Vandaag werd bekend dat na de papieren krant ook de online versie van ‘Dag’ er binnenkort mee ophoudt. In april van dit jaar schreef ik in vakblad Graficus een column over kranten en hun keuze voor papier en/of online.
Begin deze maand [april 2009] zette in Amerika het landelijke dagblad The Christian Science Monitor na 100 jaar de persen definitief stil om alleen nog als CSMonitor.com on line te verschijnen. In Nederland deed de gratis krant Dag er nog geen anderhalf jaar over om eind 2008 tot datzelfde besluit te komen. Kostenbesparingen op drukken en distributie vormen het belangrijkste argument bij deze stap. Maar klopt die som eigenlijk wel?
Vorige week verscheen juist het onderzoek naar (onder andere) het businessmodel van een ‘on line only’ dagblad. De onderzoekers Thurman en Myllylahti, aan de Londense School of Journalism, brachten in kaart wat de effecten zijn als een papieren krant de stap naar uitsluitend on line zet. Ze gebruikten de Finse krant Taloussanomat, onderdeel van Sanoma, als praktijkvoorbeeld. Dit financiële dagblad zette eind 2007, als eerste in Europa, de knop compleet om naar digitaal nadat het tien jaar in druk verscheen.
Niet zo eenvoudig
Hoewel Taloussanomat er in slaagde 52 procent op de kosten te besparen, bleek het verlies aan abonnee- en advertentieinkomsten groot: die zakten met minstens 75 procent. ‘Lezers hebben weinig zin om voor on line berichten te betalen. En advertenties op internet brengen minder op. Dat effect kun je alleen tegengaan als je er in slaagt meer bezoekers naar je website te trekken en als ze dan ook meer pagina’s bekijken’, schrijven de onderzoekers, die meteen waarschuwen: ‘Dat is nog niet zo eenvoudig als het lijkt.’
Je zou namelijk misschien verwachten dat een website van een krant, die voorheen ook op papier verscheen, meer lezers naar internet trekt. Maar dat bleek in Finland niet het geval: ‘Het aantal bezochte pagina’s steeg in de eerste vier weken nadat de krant alleen nog on line verscheen met dertig procent. Twintig weken later begon dat aantal te zakken – in juli 2008 lag het 11 procent onder het niveau van de laatste week dat de krant nog werd gedrukt.’ Het herstel dat zich daarna weer voordeed houdt gelijke tred met websites van kranten die nog altijd ook op papier verschijnen.
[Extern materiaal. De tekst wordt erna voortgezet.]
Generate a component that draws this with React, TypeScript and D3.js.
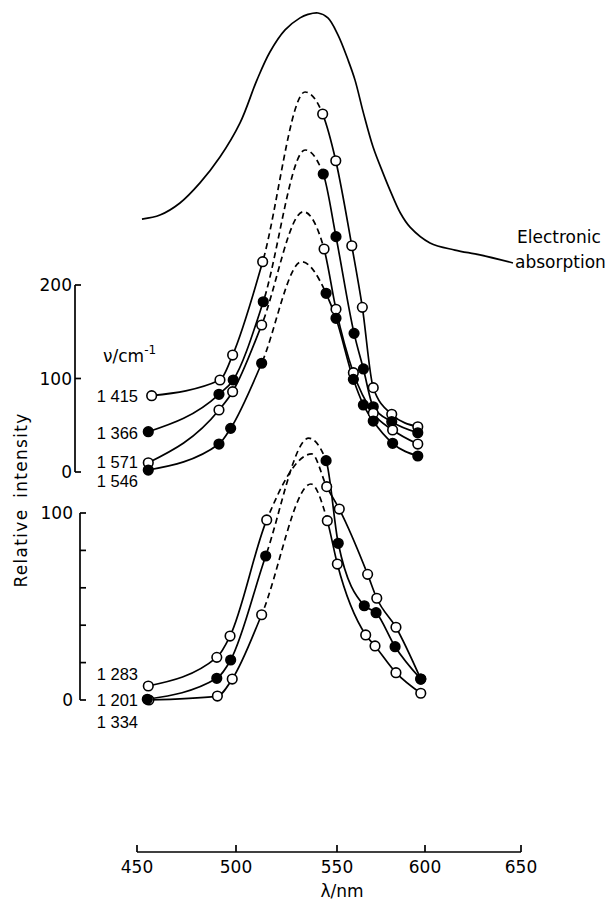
import React from "react";
import * as d3 from "d3";

// ---------- data ----------
const lambdaTicks = [450, 500, 550, 600, 650];
const upperTicks = [0, 100, 200];
const upperTickLabels = [0, 100, 200];
const lowerTicks = [0, 20, 40, 60, 80, 100];
const lowerTickLabels = [0, 100];

// electronic absorption (arbitrary units, peak = 1)
const absLambda = [452.5, 461.6, 471.7, 481.8, 491.9, 502.0, 510.4, 516.8, 524.3, 531.7, 535.6, 540.6, 545.5, 550.6, 556.3, 560.2, 565.0, 570.5, 576.1, 580.1, 586.0, 591.5, 602.6, 615.6, 628.6, 645.8];
const absValue = [0.282, 0.296, 0.338, 0.408, 0.498, 0.617, 0.767, 0.864, 0.941, 0.983, 0.995, 1.0, 0.983, 0.923, 0.836, 0.767, 0.652, 0.533, 0.443, 0.383, 0.303, 0.254, 0.199, 0.174, 0.157, 0.129];

// upper panel series: [lambda, relative intensity]
const s1415Left = [[457.4, 81.6], [491.9, 98.4], [498.3, 125.1], [513.2, 224.9]];
const s1415Apex = [534.2, 406.4];
const s1415Right = [[542.9, 382.9], [549.4, 332.9], [558.4, 242.0], [564.4, 176.1], [570.6, 90.2], [581.1, 61.7], [595.9, 48.4]];

const s1366Left = [[455.7, 43.1], [491.4, 83.1], [498.6, 98.4], [513.5, 182.1]];
const s1366Apex = [534.2, 344.4];
const s1366Right = [[543.2, 318.7], [549.5, 251.7], [559.7, 148.3], [565.0, 110.2], [570.6, 69.8], [581.1, 53.8], [595.9, 42.0]];

const s1571Left = [[455.7, 9.9], [491.4, 66.3], [498.3, 85.9], [512.7, 157.2]];
const s1571Apex = [533.3, 278.4];
const s1571Right = [[543.6, 238.5], [549.5, 174.0], [559.3, 106.2], [570.6, 62.8], [581.6, 44.9], [595.9, 29.9]];

const s1546Left = [[455.7, 2.1], [491.4, 29.9], [497.3, 46.7], [512.7, 116.3]];
const s1546Apex = [532.5, 224.9];
const s1546Right = [[544.6, 191.1], [549.5, 164.4], [559.3, 99.1], [565.0, 71.7], [570.6, 54.5], [581.6, 30.7], [595.9, 17.1]];

// lower panel series
const s1283Left = [[455.7, 7.5], [490.3, 22.8], [497.0, 34.2], [515.2, 96.3]];
const s1283Apex = [537.5, 131.6];
const s1283Right = [[544.9, 114.1], [551.3, 102.1], [567.4, 67.2], [572.6, 54.4], [583.5, 38.9], [597.6, 11.2]];

const s1201Left = [[455.2, 0.4], [490.3, 11.6], [497.3, 21.4], [514.7, 77.0]];
const s1201Apex = [536.0, 140.0];
const s1201Right = [[544.6, 128.0], [550.7, 83.8], [565.5, 50.4], [572.2, 46.7], [583.0, 28.5], [597.6, 11.2]];

const s1334Left = [[456.0, 0.0], [490.6, 2.1], [498.1, 11.2], [512.7, 45.6]];
const s1334Apex = [537.1, 115.5];
const s1334Right = [[545.2, 95.9], [550.2, 72.7], [566.3, 34.8], [571.6, 28.9], [583.5, 14.6], [597.6, 3.6]];

const upperSeries = [
  { id: "s1415", label: "1 415", filled: false, left: s1415Left, apex: s1415Apex, right: s1415Right },
  { id: "s1366", label: "1 366", filled: true, left: s1366Left, apex: s1366Apex, right: s1366Right },
  { id: "s1571", label: "1 571", filled: false, left: s1571Left, apex: s1571Apex, right: s1571Right },
  { id: "s1546", label: "1 546", filled: true, left: s1546Left, apex: s1546Apex, right: s1546Right },
];
const lowerSeries = [
  { id: "s1283", label: "1 283", filled: false, left: s1283Left, apex: s1283Apex, right: s1283Right },
  { id: "s1334", label: "1 334", filled: false, left: s1334Left, apex: s1334Apex, right: s1334Right },
  { id: "s1201", label: "1 201", filled: true, left: s1201Left, apex: s1201Apex, right: s1201Right },
];

// ---------- layout ----------
const W = 608;
const H = 901;
const FONT = "'DejaVu Sans', Verdana, sans-serif";
const LABEL_FONT = "'Liberation Sans', Arial, Helvetica, sans-serif";
const FS = 17;
const upperLabelDy: Record<string, number> = { s1415: 0, s1366: 1, s1571: -1, s1546: 11 };
const lowerLabelDy: Record<string, number> = { s1283: -12, s1201: 1, s1334: 22 };

const x = d3.scaleLinear().domain(lambdaTicks).range([137, 236, 337, 425, 521]);
const yUp = d3.scaleLinear().domain([0, 200]).range([472, 285]);
const yLow = d3.scaleLinear().domain([0, 100]).range([700, 513]);
const yAbs = d3.scaleLinear().domain([0, 1]).range([300, 13]);

type Pt = number[];

function SeriesPaths({ s, y }: { s: any; y: d3.ScaleLinear<number, number> }) {
  const all: Pt[] = [...s.left, s.apex, ...s.right];
  const line = d3
    .line<Pt>()
    .x((d) => x(d[0]))
    .y((d) => y(d[1]))
    .curve(d3.curveMonotoneX);
  const d = line(all) || "";
  const xl = x(s.left[s.left.length - 1][0]);
  const xr = x(s.right[0][0]);
  return (
    <g>
      <defs>
        <clipPath id={`${s.id}-a`}>
          <rect x={0} y={0} width={xl} height={H} />
        </clipPath>
        <clipPath id={`${s.id}-b`}>
          <rect x={xl} y={0} width={xr - xl} height={H} />
        </clipPath>
        <clipPath id={`${s.id}-c`}>
          <rect x={xr} y={0} width={W - xr} height={H} />
        </clipPath>
      </defs>
      <path d={d} fill="none" stroke="#000" strokeWidth={1.7} clipPath={`url(#${s.id}-a)`} />
      <path d={d} fill="none" stroke="#000" strokeWidth={1.7} strokeDasharray="6 4" clipPath={`url(#${s.id}-b)`} />
      <path d={d} fill="none" stroke="#000" strokeWidth={1.7} clipPath={`url(#${s.id}-c)`} />
    </g>
  );
}

function Markers({ s, y }: { s: any; y: d3.ScaleLinear<number, number> }) {
  const pts: Pt[] = [...s.left, ...s.right];
  return (
    <g>
      {pts.map((p, i) => (
        <circle
          key={i}
          cx={x(p[0])}
          cy={y(p[1])}
          r={4.8}
          fill={s.filled ? "#000" : "#fff"}
          stroke="#000"
          strokeWidth={1.6}
        />
      ))}
    </g>
  );
}

export default function App() {
  const absLine = d3
    .line<number>()
    .x((_, i) => x(absLambda[i]))
    .y((d) => yAbs(d))
    .curve(d3.curveCatmullRom.alpha(0.5));
  const absPath = absLine(absValue) || "";

  return (
    <svg
      width={W}
      height={H}
      viewBox={`0 0 ${W} ${H}`}
      style={{ position: "absolute", left: 0, top: 0, background: "#fff", display: "block" }}
      fontFamily={FONT}
      fontSize={FS}
    >
      <rect x={0} y={0} width={W} height={H} fill="#fff" />

      {/* electronic absorption */}
      <path d={absPath} fill="none" stroke="#000" strokeWidth={1.7} />
      <text x={517} y={243}>Electronic</text>
      <text x={515} y={268}>absorption</text>

      {/* upper y axis */}
      <g stroke="#000" strokeWidth={1.7}>
        <line x1={75} x2={75} y1={yUp(200)} y2={yUp(0)} />
        {upperTicks.map((t) => (
          <line key={t} x1={75} x2={81} y1={yUp(t)} y2={yUp(t)} />
        ))}
      </g>
      {upperTickLabels.map((t) => (
        <text key={t} x={72} y={yUp(t) + 6} textAnchor="end">{t}</text>
      ))}

      {/* lower y axis */}
      <g stroke="#000" strokeWidth={1.7}>
        <line x1={80} x2={80} y1={yLow(100)} y2={yLow(0)} />
        {lowerTicks.map((t) => (
          <line key={t} x1={80} x2={86} y1={yLow(t)} y2={yLow(t)} />
        ))}
      </g>
      {lowerTickLabels.map((t) => (
        <text key={t} x={73} y={yLow(t) + 6} textAnchor="end">{t}</text>
      ))}

      <text
        transform="translate(27,500) rotate(-90)"
        textAnchor="middle"
        letterSpacing={1.3}
        wordSpacing={4}
      >
        Relative intensity
      </text>

      <text x={103} y={362}>
        ν/cm
        <tspan dy={-8} fontSize={12}>-1</tspan>
      </text>

      {/* series */}
      {upperSeries.map((s) => (
        <SeriesPaths key={s.id} s={s} y={yUp} />
      ))}
      {lowerSeries.map((s) => (
        <SeriesPaths key={s.id} s={s} y={yLow} />
      ))}
      {upperSeries.map((s) => (
        <Markers key={s.id} s={s} y={yUp} />
      ))}
      {lowerSeries.map((s) => (
        <Markers key={s.id} s={s} y={yLow} />
      ))}

      <g fontFamily={LABEL_FONT} fontSize={16.5}>
        {upperSeries.map((s) => (
          <text key={s.id} x={138} y={yUp(s.left[0][1]) + 6 + upperLabelDy[s.id]} textAnchor="end">
            {s.label}
          </text>
        ))}
        {lowerSeries.map((s) => (
          <text key={s.id} x={138} y={yLow(s.left[0][1]) + 6 + lowerLabelDy[s.id]} textAnchor="end">
            {s.label}
          </text>
        ))}
      </g>

      {/* x axis */}
      <g stroke="#000" strokeWidth={1.7}>
        <line x1={x(450)} x2={x(650)} y1={852} y2={852} />
        {lambdaTicks.map((t) => (
          <line key={t} x1={x(t)} x2={x(t)} y1={852} y2={845} />
        ))}
      </g>
      {lambdaTicks.map((t) => (
        <text key={t} x={x(t)} y={873} textAnchor="middle">{t}</text>
      ))}
      <text x={342} y={897} textAnchor="middle">λ/nm</text>
    </svg>
  );
}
Digitale nieuwsvoorziening
Hoe zou dat gaan in Nederland? Ik pakte er de cijfers van Dag eens bij (zie bijgaande grafiek). Dag ging in mei 2007 van start als multimediale nieuwsbron: een krant plus een website op internet en op je mobiel. Het was daarmee het vierde gratis dagblad op de Nederlandse markt. ‘Door deze moeilijke omstandigheden in de markt voor gratis kranten en met onzekere economische vooruitzichten zien PCM en KPN onvoldoende perspectief om de krant binnen afzienbare tijd winstgevend te maken. Er is dan ook voor gekozen om met de papieren krant te stoppen’, schreef Dag enkele dagen voordat op 1 oktober 2008 alweer de laatste editie verscheen: ‘PCM gaat alleen verder met de digitale nieuwsvoorziening.’
Volgens de tabellen van de Stichting Internetreclame STIR vertoonde het aantal bezoekers op dag.nl in de eerste twee maanden na het staken van de papieren krant een forse groei. Maar ook hier, net als in Finland, zette de daling vervolgens in om afgelopen februari onder het niveau van vlak voor de ingreep te belanden.
Vuistregel
De onderzoekers uit Londen benadrukken dat de Taloussanomat er, ondanks de flinke inkomstenderving, in is geslaagd om de verliezen die het leed te verminderen. Al waren daar ook aanvullende bezuinigingen en ontslagen voor nodig.
Het onderzoek leverde een vuistregel op: nog uitsluitend on line verschijnen is voor een krant financieel gezien alleen de moeite waard als de kosten van een papieren editie 45 procent hoger zijn dan de inkomsten.
Ik heb geen idee hoe de financiële plaatjes van kostenbesparingen en inkomstenderving er bij Dag uitzien. Maar in Amerika verschijnt voor alle zekerheid, naast een dagelijkse PDF-nieuwsbrief, voorlopig ook nog een weekblad van Christian Science Monitor: ‘Gedrukt om kwaliteitspapier.’